EXERCISE DIRECTIONS: Write out, exactly as given, every line from the one holding "Write the Apache ECharts code for this chart." to the one holding "const yTicks = [0,2,4,6,8,10,12];", including both.

DATA FOR THIS EXERCISE:
§ §

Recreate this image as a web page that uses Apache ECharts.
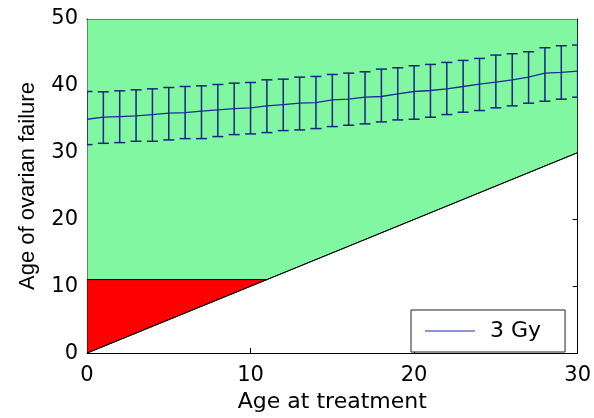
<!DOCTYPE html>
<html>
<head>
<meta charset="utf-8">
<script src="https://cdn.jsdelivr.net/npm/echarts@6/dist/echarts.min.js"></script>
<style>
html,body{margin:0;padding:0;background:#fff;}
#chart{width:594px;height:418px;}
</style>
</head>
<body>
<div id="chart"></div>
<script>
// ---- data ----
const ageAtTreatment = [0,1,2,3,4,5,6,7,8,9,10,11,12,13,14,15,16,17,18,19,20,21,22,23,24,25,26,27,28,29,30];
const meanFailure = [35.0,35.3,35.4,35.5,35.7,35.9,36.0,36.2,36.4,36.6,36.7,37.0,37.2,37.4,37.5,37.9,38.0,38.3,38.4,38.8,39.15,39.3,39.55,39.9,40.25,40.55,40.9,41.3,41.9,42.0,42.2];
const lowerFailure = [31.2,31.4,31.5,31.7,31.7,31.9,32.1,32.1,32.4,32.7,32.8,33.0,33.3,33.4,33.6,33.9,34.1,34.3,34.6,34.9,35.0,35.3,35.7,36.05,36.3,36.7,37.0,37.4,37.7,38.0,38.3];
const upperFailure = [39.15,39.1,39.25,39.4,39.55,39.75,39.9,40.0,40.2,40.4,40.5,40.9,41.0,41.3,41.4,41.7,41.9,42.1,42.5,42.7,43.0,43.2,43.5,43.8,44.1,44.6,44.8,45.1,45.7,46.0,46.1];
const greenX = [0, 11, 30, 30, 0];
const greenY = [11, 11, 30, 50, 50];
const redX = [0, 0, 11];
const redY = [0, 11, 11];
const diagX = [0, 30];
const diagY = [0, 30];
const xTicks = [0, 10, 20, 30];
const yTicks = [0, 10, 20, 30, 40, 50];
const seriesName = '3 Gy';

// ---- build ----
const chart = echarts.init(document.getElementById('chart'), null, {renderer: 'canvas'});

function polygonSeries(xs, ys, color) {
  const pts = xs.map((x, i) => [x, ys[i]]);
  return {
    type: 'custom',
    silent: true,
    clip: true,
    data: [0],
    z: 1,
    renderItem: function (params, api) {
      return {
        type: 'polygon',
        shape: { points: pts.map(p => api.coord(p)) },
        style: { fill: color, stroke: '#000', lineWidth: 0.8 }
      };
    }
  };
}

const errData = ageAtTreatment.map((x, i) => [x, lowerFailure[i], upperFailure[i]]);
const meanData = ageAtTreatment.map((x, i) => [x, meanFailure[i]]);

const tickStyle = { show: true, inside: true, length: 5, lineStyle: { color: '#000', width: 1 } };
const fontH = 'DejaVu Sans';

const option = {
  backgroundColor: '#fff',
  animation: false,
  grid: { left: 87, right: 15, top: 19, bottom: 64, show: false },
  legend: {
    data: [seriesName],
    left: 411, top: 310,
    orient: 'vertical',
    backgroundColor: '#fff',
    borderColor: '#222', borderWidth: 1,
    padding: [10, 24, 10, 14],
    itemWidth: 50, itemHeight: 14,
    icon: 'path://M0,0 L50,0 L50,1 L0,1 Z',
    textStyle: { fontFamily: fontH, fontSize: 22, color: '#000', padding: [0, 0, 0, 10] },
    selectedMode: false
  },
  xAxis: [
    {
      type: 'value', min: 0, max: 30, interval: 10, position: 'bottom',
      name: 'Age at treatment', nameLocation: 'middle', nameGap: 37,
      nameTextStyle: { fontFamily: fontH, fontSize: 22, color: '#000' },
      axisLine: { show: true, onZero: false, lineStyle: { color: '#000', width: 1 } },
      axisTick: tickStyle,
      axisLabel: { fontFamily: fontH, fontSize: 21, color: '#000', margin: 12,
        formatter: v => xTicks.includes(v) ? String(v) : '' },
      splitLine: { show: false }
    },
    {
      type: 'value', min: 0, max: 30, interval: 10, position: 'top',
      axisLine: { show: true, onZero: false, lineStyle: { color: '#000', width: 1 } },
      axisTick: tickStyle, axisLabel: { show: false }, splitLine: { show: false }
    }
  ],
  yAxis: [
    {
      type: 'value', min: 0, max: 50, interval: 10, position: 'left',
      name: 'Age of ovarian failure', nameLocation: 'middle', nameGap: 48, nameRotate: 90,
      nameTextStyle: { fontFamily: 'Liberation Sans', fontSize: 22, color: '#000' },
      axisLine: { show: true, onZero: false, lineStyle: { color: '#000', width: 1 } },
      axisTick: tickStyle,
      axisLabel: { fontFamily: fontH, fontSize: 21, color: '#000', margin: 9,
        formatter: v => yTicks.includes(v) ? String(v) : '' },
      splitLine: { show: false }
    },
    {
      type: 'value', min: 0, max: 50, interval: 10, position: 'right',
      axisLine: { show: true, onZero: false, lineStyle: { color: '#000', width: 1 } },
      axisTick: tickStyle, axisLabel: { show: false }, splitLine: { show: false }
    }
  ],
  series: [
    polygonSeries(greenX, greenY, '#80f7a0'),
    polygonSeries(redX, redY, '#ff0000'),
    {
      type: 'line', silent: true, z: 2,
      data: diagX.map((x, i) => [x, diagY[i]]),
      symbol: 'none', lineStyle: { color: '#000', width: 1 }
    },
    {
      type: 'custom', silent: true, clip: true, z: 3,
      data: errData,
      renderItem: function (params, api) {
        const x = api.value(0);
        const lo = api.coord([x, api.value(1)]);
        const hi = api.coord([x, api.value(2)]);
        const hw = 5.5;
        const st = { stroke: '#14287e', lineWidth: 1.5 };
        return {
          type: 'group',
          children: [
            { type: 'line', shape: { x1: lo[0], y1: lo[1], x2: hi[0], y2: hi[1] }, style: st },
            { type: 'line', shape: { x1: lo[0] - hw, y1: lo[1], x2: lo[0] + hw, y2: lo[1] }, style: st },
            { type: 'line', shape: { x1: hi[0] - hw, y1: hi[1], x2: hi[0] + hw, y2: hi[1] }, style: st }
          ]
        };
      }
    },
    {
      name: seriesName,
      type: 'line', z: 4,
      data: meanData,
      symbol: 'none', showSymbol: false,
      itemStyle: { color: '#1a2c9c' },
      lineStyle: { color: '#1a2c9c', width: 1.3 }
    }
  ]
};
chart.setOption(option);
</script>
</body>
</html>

§ §

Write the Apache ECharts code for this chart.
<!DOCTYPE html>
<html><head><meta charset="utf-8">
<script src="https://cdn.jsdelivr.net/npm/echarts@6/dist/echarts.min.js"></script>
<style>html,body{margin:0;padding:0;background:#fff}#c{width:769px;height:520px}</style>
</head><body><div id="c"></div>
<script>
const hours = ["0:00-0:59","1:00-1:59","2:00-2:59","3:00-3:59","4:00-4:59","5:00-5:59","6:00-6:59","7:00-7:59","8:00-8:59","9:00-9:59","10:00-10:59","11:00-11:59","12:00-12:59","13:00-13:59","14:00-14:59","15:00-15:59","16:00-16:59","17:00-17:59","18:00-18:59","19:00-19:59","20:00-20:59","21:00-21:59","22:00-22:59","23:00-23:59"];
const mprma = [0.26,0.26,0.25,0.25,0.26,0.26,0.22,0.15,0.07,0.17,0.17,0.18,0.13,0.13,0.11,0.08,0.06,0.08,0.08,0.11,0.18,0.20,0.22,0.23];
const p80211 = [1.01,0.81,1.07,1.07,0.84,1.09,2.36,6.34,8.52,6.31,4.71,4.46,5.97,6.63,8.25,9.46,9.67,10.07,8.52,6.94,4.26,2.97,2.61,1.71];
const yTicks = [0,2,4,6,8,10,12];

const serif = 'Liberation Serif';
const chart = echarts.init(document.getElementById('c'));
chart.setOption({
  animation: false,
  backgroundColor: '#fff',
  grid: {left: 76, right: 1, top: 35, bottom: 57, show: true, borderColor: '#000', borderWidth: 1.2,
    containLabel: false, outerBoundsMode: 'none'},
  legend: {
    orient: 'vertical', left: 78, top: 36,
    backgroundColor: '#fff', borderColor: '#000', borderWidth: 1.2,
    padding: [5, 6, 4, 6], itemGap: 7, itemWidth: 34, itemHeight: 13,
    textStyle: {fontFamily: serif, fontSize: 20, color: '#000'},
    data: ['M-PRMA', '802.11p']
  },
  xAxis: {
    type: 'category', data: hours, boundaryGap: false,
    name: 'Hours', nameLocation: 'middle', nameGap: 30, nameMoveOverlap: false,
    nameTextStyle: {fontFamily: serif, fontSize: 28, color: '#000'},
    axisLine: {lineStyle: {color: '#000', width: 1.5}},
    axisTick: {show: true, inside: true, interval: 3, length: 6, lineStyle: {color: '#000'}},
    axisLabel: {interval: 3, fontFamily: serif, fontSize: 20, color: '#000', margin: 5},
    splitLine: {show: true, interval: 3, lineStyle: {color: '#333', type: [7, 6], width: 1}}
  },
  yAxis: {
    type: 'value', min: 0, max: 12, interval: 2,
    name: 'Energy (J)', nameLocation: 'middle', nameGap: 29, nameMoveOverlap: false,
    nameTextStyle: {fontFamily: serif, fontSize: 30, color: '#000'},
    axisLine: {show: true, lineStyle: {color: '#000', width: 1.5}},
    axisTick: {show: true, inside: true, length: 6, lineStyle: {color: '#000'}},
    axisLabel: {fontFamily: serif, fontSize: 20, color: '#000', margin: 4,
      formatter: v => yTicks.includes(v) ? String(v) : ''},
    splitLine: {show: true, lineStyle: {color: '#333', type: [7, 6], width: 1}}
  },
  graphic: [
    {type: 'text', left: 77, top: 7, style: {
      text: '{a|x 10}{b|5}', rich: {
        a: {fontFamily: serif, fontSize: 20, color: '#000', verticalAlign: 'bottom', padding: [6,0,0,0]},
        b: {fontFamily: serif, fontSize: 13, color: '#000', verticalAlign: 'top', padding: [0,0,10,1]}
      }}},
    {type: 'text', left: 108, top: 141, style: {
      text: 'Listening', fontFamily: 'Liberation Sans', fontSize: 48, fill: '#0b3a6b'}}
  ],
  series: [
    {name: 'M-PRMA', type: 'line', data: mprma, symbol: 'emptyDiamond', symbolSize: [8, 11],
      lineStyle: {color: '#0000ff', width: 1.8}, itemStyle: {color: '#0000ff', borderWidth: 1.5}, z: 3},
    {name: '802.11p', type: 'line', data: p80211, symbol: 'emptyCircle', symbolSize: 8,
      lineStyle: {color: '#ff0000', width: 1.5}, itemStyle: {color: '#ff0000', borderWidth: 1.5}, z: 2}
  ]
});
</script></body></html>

§ §

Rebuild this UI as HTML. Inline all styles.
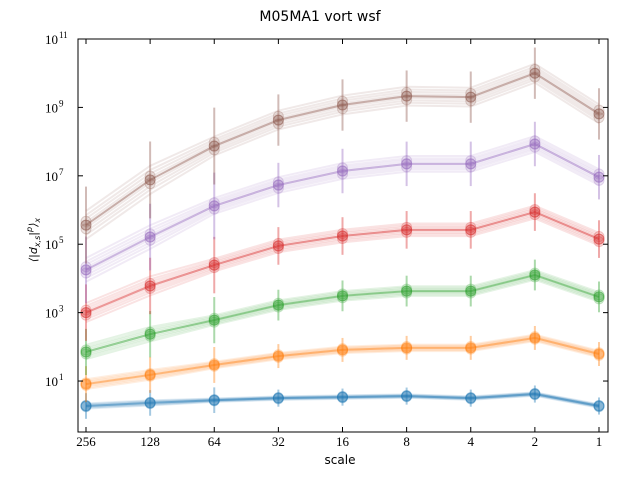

§ §

ANSWER FOR THE TASK:
Write the Apache ECharts code for this chart.
<!DOCTYPE html>
<html><head><meta charset="utf-8">
<script src="https://cdn.jsdelivr.net/npm/echarts@6/dist/echarts.min.js"></script>
<style>html,body{margin:0;padding:0;background:#fff}#c{width:769px;height:520px}</style>
</head><body><div id="c"></div>
<script>
const hours = ["0:00-0:59","1:00-1:59","2:00-2:59","3:00-3:59","4:00-4:59","5:00-5:59","6:00-6:59","7:00-7:59","8:00-8:59","9:00-9:59","10:00-10:59","11:00-11:59","12:00-12:59","13:00-13:59","14:00-14:59","15:00-15:59","16:00-16:59","17:00-17:59","18:00-18:59","19:00-19:59","20:00-20:59","21:00-21:59","22:00-22:59","23:00-23:59"];
const mprma = [0.26,0.26,0.25,0.25,0.26,0.26,0.22,0.15,0.07,0.17,0.17,0.18,0.13,0.13,0.11,0.08,0.06,0.08,0.08,0.11,0.18,0.20,0.22,0.23];
const p80211 = [1.01,0.81,1.07,1.07,0.84,1.09,2.36,6.34,8.52,6.31,4.71,4.46,5.97,6.63,8.25,9.46,9.67,10.07,8.52,6.94,4.26,2.97,2.61,1.71];
const yTicks = [0,2,4,6,8,10,12];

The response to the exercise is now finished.